__WHAT IS NEEDED__.
Return all the data below as it stands, minus the pictures.

----- COLLECTED MATERIAL

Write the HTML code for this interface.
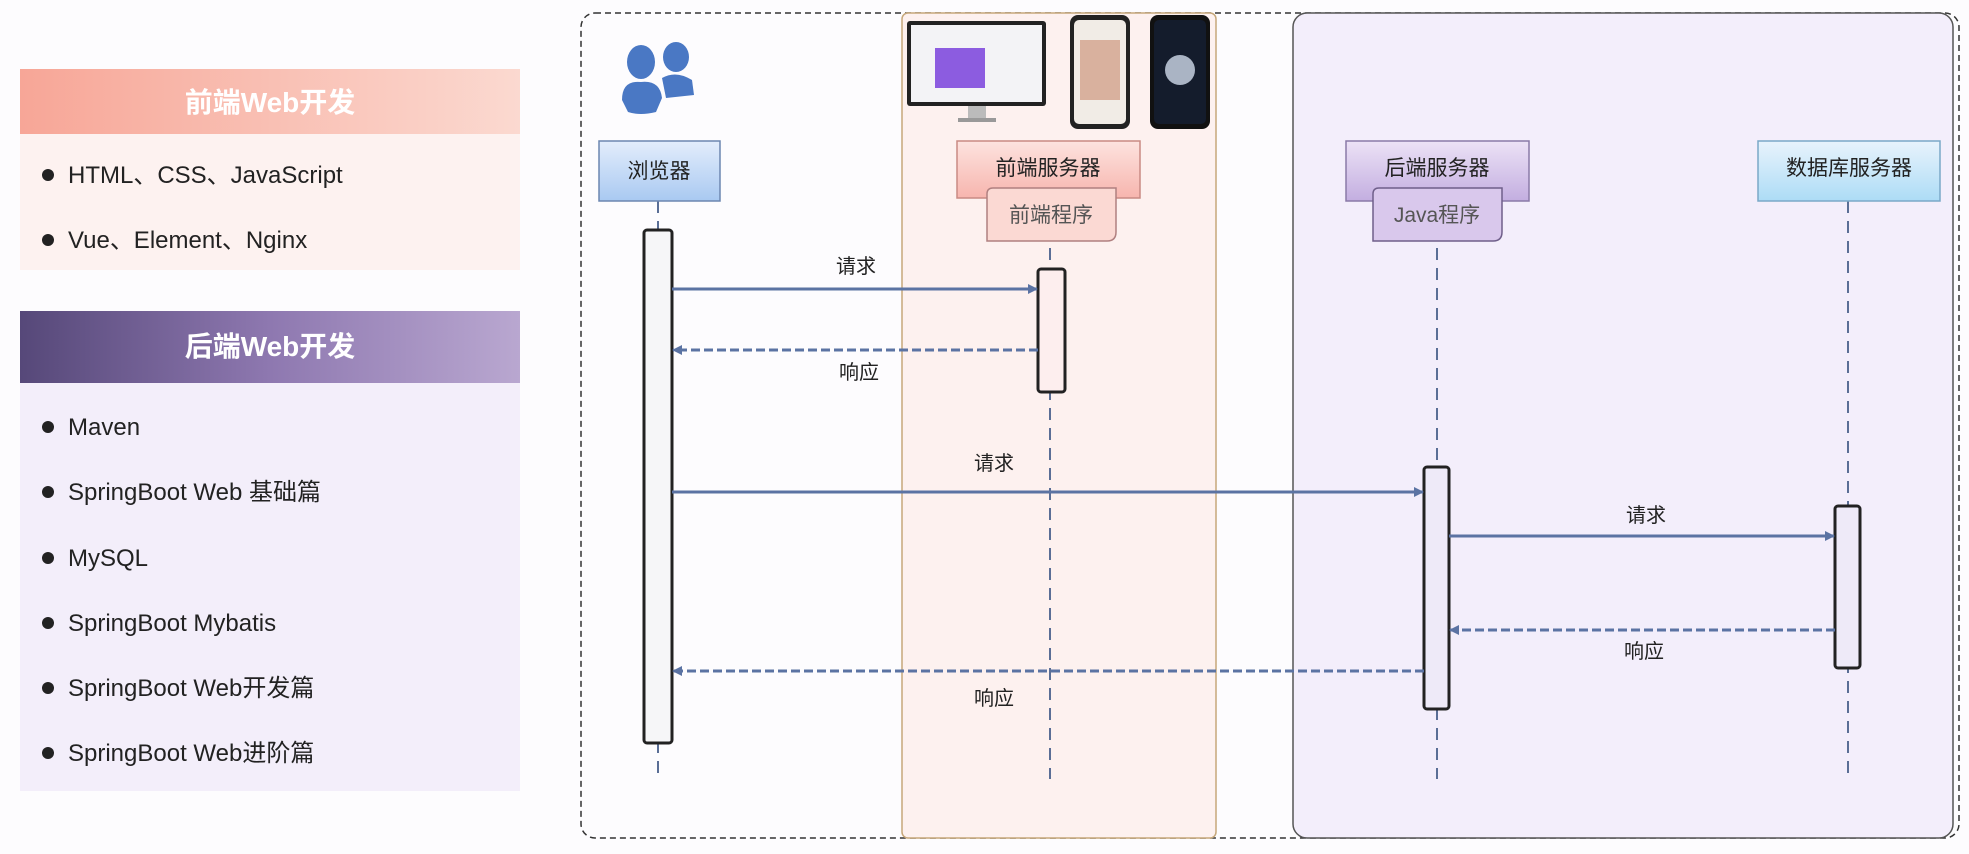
<!DOCTYPE html>
<html><head><meta charset="utf-8"><style>
html,body{margin:0;padding:0;background:#fdfcfe;}
svg{display:block;font-family:"Liberation Sans","Noto Sans CJK SC",sans-serif;}
</style></head><body>
<svg width="1969" height="854" viewBox="0 0 1969 854" xmlns="http://www.w3.org/2000/svg">
<defs>
<linearGradient id="gf" x1="0" x2="1"><stop offset="0" stop-color="#f7a697"/><stop offset="1" stop-color="#fbd9d0"/></linearGradient>
<linearGradient id="gb" x1="0" x2="1"><stop offset="0" stop-color="#564879"/><stop offset="0.5" stop-color="#8e78b0"/><stop offset="1" stop-color="#b9a7d0"/></linearGradient>
<linearGradient id="pb" x1="0" y1="0" x2="0" y2="1"><stop offset="0" stop-color="#e3edfc"/><stop offset="1" stop-color="#a9c9f1"/></linearGradient>
<linearGradient id="pp" x1="0" y1="0" x2="0" y2="1"><stop offset="0" stop-color="#fde3df"/><stop offset="1" stop-color="#f7b5ae"/></linearGradient>
<linearGradient id="pv" x1="0" y1="0" x2="0" y2="1"><stop offset="0" stop-color="#ece2f6"/><stop offset="1" stop-color="#c3aee0"/></linearGradient>
<linearGradient id="pd" x1="0" y1="0" x2="0" y2="1"><stop offset="0" stop-color="#e8f3fc"/><stop offset="1" stop-color="#addcf6"/></linearGradient>
<marker id="ah" markerWidth="10" markerHeight="10" refX="9" refY="5" orient="auto" markerUnits="userSpaceOnUse"><path d="M0,0 L10,5 L0,10 Z" fill="#5b73a3"/></marker>
</defs>

<!-- left panels -->
<rect x="20" y="69" width="500" height="65" fill="url(#gf)"/>
<text x="270" y="112" text-anchor="middle" font-size="28" font-weight="bold" fill="#fff">前端Web开发</text>
<rect x="20" y="134" width="500" height="136" fill="#fdf2f0"/>
<g font-size="24" fill="#222">
<circle cx="48" cy="175" r="6" fill="#222"/><text x="68" y="183">HTML、CSS、JavaScript</text>
<circle cx="48" cy="240" r="6" fill="#222"/><text x="68" y="248">Vue、Element、Nginx</text>
</g>
<rect x="20" y="311" width="500" height="72" fill="url(#gb)"/>
<text x="270" y="356" text-anchor="middle" font-size="28" font-weight="bold" fill="#fff">后端Web开发</text>
<rect x="20" y="383" width="500" height="408" fill="#f3eefa"/>
<g font-size="24" fill="#222">
<circle cx="48" cy="427" r="6"/><text x="68" y="435">Maven</text>
<circle cx="48" cy="492" r="6"/><text x="68" y="500">SpringBoot Web 基础篇</text>
<circle cx="48" cy="558" r="6"/><text x="68" y="566">MySQL</text>
<circle cx="48" cy="623" r="6"/><text x="68" y="631">SpringBoot Mybatis</text>
<circle cx="48" cy="688" r="6"/><text x="68" y="696">SpringBoot Web开发篇</text>
<circle cx="48" cy="753" r="6"/><text x="68" y="761">SpringBoot Web进阶篇</text>
</g>

<!-- regions -->
<rect x="581" y="13" width="1378" height="825" rx="14" fill="none" stroke="#333" stroke-width="1.5" stroke-dasharray="6,4"/>
<rect x="902" y="13" width="314" height="825" rx="6" fill="#fdf1ef" stroke="#c6a77a" stroke-width="1.5"/>
<rect x="1293" y="13" width="660" height="825" rx="14" fill="#f3eefb" stroke="#555" stroke-width="1.5"/>

<!-- people icon -->
<g fill="#4a78c4">
<ellipse cx="641" cy="62" rx="14" ry="17"/>
<path d="M622,100 Q622,80 641,82 Q660,80 662,98 L656,112 Q640,116 628,112 Z"/>
<ellipse cx="676" cy="57" rx="13" ry="15"/>
<path d="M662,78 Q676,70 692,80 L694,95 L666,98 Z"/>
</g>

<!-- devices -->
<rect x="907" y="21" width="139" height="85" rx="3" fill="#222"/>
<rect x="911" y="25" width="131" height="77" fill="#f3f3f6"/>
<rect x="935" y="48" width="50" height="40" fill="#8c5ce0"/>
<rect x="968" y="106" width="18" height="12" fill="#bbb"/><rect x="958" y="118" width="38" height="4" fill="#999"/>
<rect x="1070" y="15" width="60" height="114" rx="8" fill="#222"/>
<rect x="1074" y="20" width="52" height="104" rx="5" fill="#f1ece6"/>
<rect x="1080" y="40" width="40" height="60" fill="#c98a6e" opacity="0.6"/>
<rect x="1150" y="15" width="60" height="114" rx="8" fill="#111"/>
<rect x="1154" y="20" width="52" height="104" rx="5" fill="#141c2c"/>
<circle cx="1180" cy="70" r="15" fill="#aab4c4"/>

<!-- lifelines -->
<g stroke="#5a6e96" stroke-width="2" stroke-dasharray="12,8">
<line x1="658" y1="201" x2="658" y2="779"/>
<line x1="1050" y1="248" x2="1050" y2="779"/>
<line x1="1437" y1="248" x2="1437" y2="779"/>
<line x1="1848" y1="201" x2="1848" y2="779"/>
</g>

<!-- participants -->
<g font-size="21" fill="#222" text-anchor="middle">
<rect x="599" y="141" width="121" height="60" fill="url(#pb)" stroke="#6d86b0" stroke-width="1.5"/>
<text x="659" y="178">浏览器</text>
<rect x="957" y="141" width="183" height="57" fill="url(#pp)" stroke="#c98a84" stroke-width="1.5"/>
<text x="1048" y="175">前端服务器</text>
<path d="M993,188 H1116 V232 Q1116,241 1107,241 H987 V194 Q987,188 993,188 Z" fill="#fbd9d3" stroke="#b08080" stroke-width="1.5"/>
<text x="1051" y="222" fill="#555">前端程序</text>
<rect x="1346" y="141" width="183" height="60" fill="url(#pv)" stroke="#8a7aa8" stroke-width="1.5"/>
<text x="1437" y="175">后端服务器</text>
<path d="M1379,188 H1502 V232 Q1502,241 1493,241 H1373 V194 Q1373,188 1379,188 Z" fill="#d9c8ec" stroke="#6f5f8a" stroke-width="1.5"/>
<text x="1437" y="222" fill="#555">Java程序</text>
<rect x="1758" y="141" width="182" height="60" fill="url(#pd)" stroke="#7aa8c8" stroke-width="1.5"/>
<text x="1849" y="175">数据库服务器</text>
</g>

<!-- activations -->
<g stroke="#222" stroke-width="3">
<rect x="644" y="230" width="28" height="513" rx="3" fill="#f6f6f8"/>
<rect x="1038" y="269" width="27" height="123" rx="3" fill="#fdeeee"/>
<rect x="1424" y="467" width="25" height="242" rx="3" fill="#eeeaf8"/>
<rect x="1835" y="506" width="25" height="162" rx="3" fill="#eeeaf8"/>
</g>

<!-- arrows -->
<g stroke="#5b73a3" stroke-width="3" fill="none" marker-end="url(#ah)">
<line x1="672" y1="289" x2="1037" y2="289"/>
<line x1="1038" y1="350" x2="673" y2="350" stroke-dasharray="9,4"/>
<line x1="672" y1="492" x2="1423" y2="492"/>
<line x1="1449" y1="536" x2="1834" y2="536"/>
<line x1="1835" y1="630" x2="1450" y2="630" stroke-dasharray="9,4"/>
<line x1="1424" y1="671" x2="673" y2="671" stroke-dasharray="9,4"/>
</g>
<g font-size="20" fill="#222" text-anchor="middle">
<text x="856" y="273">请求</text>
<text x="859" y="379">响应</text>
<text x="994" y="470">请求</text>
<text x="1646" y="522">请求</text>
<text x="1644" y="658">响应</text>
<text x="994" y="705">响应</text>
</g>
</svg>
</body></html>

----------

__SOLUTION TO THE EXERCISE__.
Write the HTML code for this interface.
<!DOCTYPE html>
<html><head><meta charset="utf-8"><style>
html,body{margin:0;padding:0;background:#fdfcfe;}
svg{display:block;font-family:"Liberation Sans","Noto Sans CJK SC",sans-serif;}
</style></head><body>
<svg width="1969" height="854" viewBox="0 0 1969 854" xmlns="http://www.w3.org/2000/svg">
<defs>
<linearGradient id="gf" x1="0" x2="1"><stop offset="0" stop-color="#f7a697"/><stop offset="1" stop-color="#fbd9d0"/></linearGradient>
<linearGradient id="gb" x1="0" x2="1"><stop offset="0" stop-color="#564879"/><stop offset="0.5" stop-color="#8e78b0"/><stop offset="1" stop-color="#b9a7d0"/></linearGradient>
<linearGradient id="pb" x1="0" y1="0" x2="0" y2="1"><stop offset="0" stop-color="#e3edfc"/><stop offset="1" stop-color="#a9c9f1"/></linearGradient>
<linearGradient id="pp" x1="0" y1="0" x2="0" y2="1"><stop offset="0" stop-color="#fde3df"/><stop offset="1" stop-color="#f7b5ae"/></linearGradient>
<linearGradient id="pv" x1="0" y1="0" x2="0" y2="1"><stop offset="0" stop-color="#ece2f6"/><stop offset="1" stop-color="#c3aee0"/></linearGradient>
<linearGradient id="pd" x1="0" y1="0" x2="0" y2="1"><stop offset="0" stop-color="#e8f3fc"/><stop offset="1" stop-color="#addcf6"/></linearGradient>
<marker id="ah" markerWidth="10" markerHeight="10" refX="9" refY="5" orient="auto" markerUnits="userSpaceOnUse"><path d="M0,0 L10,5 L0,10 Z" fill="#5b73a3"/></marker>
</defs>

<!-- left panels -->
<rect x="20" y="69" width="500" height="65" fill="url(#gf)"/>
<text x="270" y="112" text-anchor="middle" font-size="28" font-weight="bold" fill="#fff">前端Web开发</text>
<rect x="20" y="134" width="500" height="136" fill="#fdf2f0"/>
<g font-size="24" fill="#222">
<circle cx="48" cy="175" r="6" fill="#222"/><text x="68" y="183">HTML、CSS、JavaScript</text>
<circle cx="48" cy="240" r="6" fill="#222"/><text x="68" y="248">Vue、Element、Nginx</text>
</g>
<rect x="20" y="311" width="500" height="72" fill="url(#gb)"/>
<text x="270" y="356" text-anchor="middle" font-size="28" font-weight="bold" fill="#fff">后端Web开发</text>
<rect x="20" y="383" width="500" height="408" fill="#f3eefa"/>
<g font-size="24" fill="#222">
<circle cx="48" cy="427" r="6"/><text x="68" y="435">Maven</text>
<circle cx="48" cy="492" r="6"/><text x="68" y="500">SpringBoot Web 基础篇</text>
<circle cx="48" cy="558" r="6"/><text x="68" y="566">MySQL</text>
<circle cx="48" cy="623" r="6"/><text x="68" y="631">SpringBoot Mybatis</text>
<circle cx="48" cy="688" r="6"/><text x="68" y="696">SpringBoot Web开发篇</text>
<circle cx="48" cy="753" r="6"/><text x="68" y="761">SpringBoot Web进阶篇</text>
</g>

<!-- regions -->
<rect x="581" y="13" width="1378" height="825" rx="14" fill="none" stroke="#333" stroke-width="1.5" stroke-dasharray="6,4"/>
<rect x="902" y="13" width="314" height="825" rx="6" fill="#fdf1ef" stroke="#c6a77a" stroke-width="1.5"/>
<rect x="1293" y="13" width="660" height="825" rx="14" fill="#f3eefb" stroke="#555" stroke-width="1.5"/>

<!-- people icon -->
<g fill="#4a78c4">
<ellipse cx="641" cy="62" rx="14" ry="17"/>
<path d="M622,100 Q622,80 641,82 Q660,80 662,98 L656,112 Q640,116 628,112 Z"/>
<ellipse cx="676" cy="57" rx="13" ry="15"/>
<path d="M662,78 Q676,70 692,80 L694,95 L666,98 Z"/>
</g>

<!-- devices -->
<rect x="907" y="21" width="139" height="85" rx="3" fill="#222"/>
<rect x="911" y="25" width="131" height="77" fill="#f3f3f6"/>
<rect x="935" y="48" width="50" height="40" fill="#8c5ce0"/>
<rect x="968" y="106" width="18" height="12" fill="#bbb"/><rect x="958" y="118" width="38" height="4" fill="#999"/>
<rect x="1070" y="15" width="60" height="114" rx="8" fill="#222"/>
<rect x="1074" y="20" width="52" height="104" rx="5" fill="#f1ece6"/>
<rect x="1080" y="40" width="40" height="60" fill="#c98a6e" opacity="0.6"/>
<rect x="1150" y="15" width="60" height="114" rx="8" fill="#111"/>
<rect x="1154" y="20" width="52" height="104" rx="5" fill="#141c2c"/>
<circle cx="1180" cy="70" r="15" fill="#aab4c4"/>

<!-- lifelines -->
<g stroke="#5a6e96" stroke-width="2" stroke-dasharray="12,8">
<line x1="658" y1="201" x2="658" y2="779"/>
<line x1="1050" y1="248" x2="1050" y2="779"/>
<line x1="1437" y1="248" x2="1437" y2="779"/>
<line x1="1848" y1="201" x2="1848" y2="779"/>
</g>

<!-- participants -->
<g font-size="21" fill="#222" text-anchor="middle">
<rect x="599" y="141" width="121" height="60" fill="url(#pb)" stroke="#6d86b0" stroke-width="1.5"/>
<text x="659" y="178">浏览器</text>
<rect x="957" y="141" width="183" height="57" fill="url(#pp)" stroke="#c98a84" stroke-width="1.5"/>
<text x="1048" y="175">前端服务器</text>
<path d="M993,188 H1116 V232 Q1116,241 1107,241 H987 V194 Q987,188 993,188 Z" fill="#fbd9d3" stroke="#b08080" stroke-width="1.5"/>
<text x="1051" y="222" fill="#555">前端程序</text>
<rect x="1346" y="141" width="183" height="60" fill="url(#pv)" stroke="#8a7aa8" stroke-width="1.5"/>
<text x="1437" y="175">后端服务器</text>
<path d="M1379,188 H1502 V232 Q1502,241 1493,241 H1373 V194 Q1373,188 1379,188 Z" fill="#d9c8ec" stroke="#6f5f8a" stroke-width="1.5"/>
<text x="1437" y="222" fill="#555">Java程序</text>
<rect x="1758" y="141" width="182" height="60" fill="url(#pd)" stroke="#7aa8c8" stroke-width="1.5"/>
<text x="1849" y="175">数据库服务器</text>
</g>

<!-- activations -->
<g stroke="#222" stroke-width="3">
<rect x="644" y="230" width="28" height="513" rx="3" fill="#f6f6f8"/>
<rect x="1038" y="269" width="27" height="123" rx="3" fill="#fdeeee"/>
<rect x="1424" y="467" width="25" height="242" rx="3" fill="#eeeaf8"/>
<rect x="1835" y="506" width="25" height="162" rx="3" fill="#eeeaf8"/>
</g>

<!-- arrows -->
<g stroke="#5b73a3" stroke-width="3" fill="none" marker-end="url(#ah)">
<line x1="672" y1="289" x2="1037" y2="289"/>
<line x1="1038" y1="350" x2="673" y2="350" stroke-dasharray="9,4"/>
<line x1="672" y1="492" x2="1423" y2="492"/>
<line x1="1449" y1="536" x2="1834" y2="536"/>
<line x1="1835" y1="630" x2="1450" y2="630" stroke-dasharray="9,4"/>
<line x1="1424" y1="671" x2="673" y2="671" stroke-dasharray="9,4"/>
</g>
<g font-size="20" fill="#222" text-anchor="middle">
<text x="856" y="273">请求</text>
<text x="859" y="379">响应</text>
<text x="994" y="470">请求</text>
<text x="1646" y="522">请求</text>
<text x="1644" y="658">响应</text>
<text x="994" y="705">响应</text>
</g>
</svg>
</body></html>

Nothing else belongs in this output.